■ **Given data**
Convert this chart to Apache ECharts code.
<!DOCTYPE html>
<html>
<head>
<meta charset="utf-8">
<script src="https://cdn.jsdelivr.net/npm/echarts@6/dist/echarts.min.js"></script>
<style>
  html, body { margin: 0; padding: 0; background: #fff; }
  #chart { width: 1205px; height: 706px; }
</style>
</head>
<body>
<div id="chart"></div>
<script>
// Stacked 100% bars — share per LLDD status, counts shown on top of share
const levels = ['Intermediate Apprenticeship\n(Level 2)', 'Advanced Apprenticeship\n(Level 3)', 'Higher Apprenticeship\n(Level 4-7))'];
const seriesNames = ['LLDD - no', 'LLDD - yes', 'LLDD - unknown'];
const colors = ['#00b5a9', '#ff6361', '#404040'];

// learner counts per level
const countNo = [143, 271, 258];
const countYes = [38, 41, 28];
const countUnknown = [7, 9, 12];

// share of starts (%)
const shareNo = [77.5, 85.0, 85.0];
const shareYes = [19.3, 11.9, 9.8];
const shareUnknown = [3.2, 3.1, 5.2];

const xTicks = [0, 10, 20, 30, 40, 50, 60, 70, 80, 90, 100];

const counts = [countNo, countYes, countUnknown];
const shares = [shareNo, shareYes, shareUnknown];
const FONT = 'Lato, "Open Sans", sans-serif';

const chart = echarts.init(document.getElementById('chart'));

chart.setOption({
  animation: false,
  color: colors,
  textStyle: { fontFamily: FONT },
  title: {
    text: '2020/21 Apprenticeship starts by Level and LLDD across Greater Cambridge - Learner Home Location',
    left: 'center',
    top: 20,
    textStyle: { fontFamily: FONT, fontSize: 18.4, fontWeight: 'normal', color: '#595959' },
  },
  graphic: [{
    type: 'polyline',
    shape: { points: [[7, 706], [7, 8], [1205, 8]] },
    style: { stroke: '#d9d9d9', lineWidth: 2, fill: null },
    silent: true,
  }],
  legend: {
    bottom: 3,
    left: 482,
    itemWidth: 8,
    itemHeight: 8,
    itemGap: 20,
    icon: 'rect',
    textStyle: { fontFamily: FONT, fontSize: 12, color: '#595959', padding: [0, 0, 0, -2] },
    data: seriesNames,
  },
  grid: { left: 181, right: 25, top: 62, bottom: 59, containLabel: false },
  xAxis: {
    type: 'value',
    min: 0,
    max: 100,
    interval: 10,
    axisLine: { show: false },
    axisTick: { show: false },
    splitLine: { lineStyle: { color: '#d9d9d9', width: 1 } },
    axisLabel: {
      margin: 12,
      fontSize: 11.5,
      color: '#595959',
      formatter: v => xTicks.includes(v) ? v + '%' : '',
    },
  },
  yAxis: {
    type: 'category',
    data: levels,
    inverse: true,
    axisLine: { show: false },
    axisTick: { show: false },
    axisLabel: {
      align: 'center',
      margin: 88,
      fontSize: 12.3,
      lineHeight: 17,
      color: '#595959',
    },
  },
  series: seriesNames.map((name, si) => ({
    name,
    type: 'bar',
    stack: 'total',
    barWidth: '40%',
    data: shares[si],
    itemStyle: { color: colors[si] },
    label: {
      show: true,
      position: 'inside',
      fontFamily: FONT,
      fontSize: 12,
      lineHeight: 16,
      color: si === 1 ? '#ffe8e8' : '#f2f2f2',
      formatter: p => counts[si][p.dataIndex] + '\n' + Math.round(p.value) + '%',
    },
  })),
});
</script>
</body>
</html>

■ **Do this**
Repeat, word for word, the lines from the opening of the material through the line containing "const chart = echarts.init(document.getElementById('chart'));".

■ **Final answer**
Convert this chart to Apache ECharts code.
<!DOCTYPE html>
<html>
<head>
<meta charset="utf-8">
<script src="https://cdn.jsdelivr.net/npm/echarts@6/dist/echarts.min.js"></script>
<style>
  html, body { margin: 0; padding: 0; background: #fff; }
  #chart { width: 1205px; height: 706px; }
</style>
</head>
<body>
<div id="chart"></div>
<script>
// Stacked 100% bars — share per LLDD status, counts shown on top of share
const levels = ['Intermediate Apprenticeship\n(Level 2)', 'Advanced Apprenticeship\n(Level 3)', 'Higher Apprenticeship\n(Level 4-7))'];
const seriesNames = ['LLDD - no', 'LLDD - yes', 'LLDD - unknown'];
const colors = ['#00b5a9', '#ff6361', '#404040'];

// learner counts per level
const countNo = [143, 271, 258];
const countYes = [38, 41, 28];
const countUnknown = [7, 9, 12];

// share of starts (%)
const shareNo = [77.5, 85.0, 85.0];
const shareYes = [19.3, 11.9, 9.8];
const shareUnknown = [3.2, 3.1, 5.2];

const xTicks = [0, 10, 20, 30, 40, 50, 60, 70, 80, 90, 100];

const counts = [countNo, countYes, countUnknown];
const shares = [shareNo, shareYes, shareUnknown];
const FONT = 'Lato, "Open Sans", sans-serif';

const chart = echarts.init(document.getElementById('chart'));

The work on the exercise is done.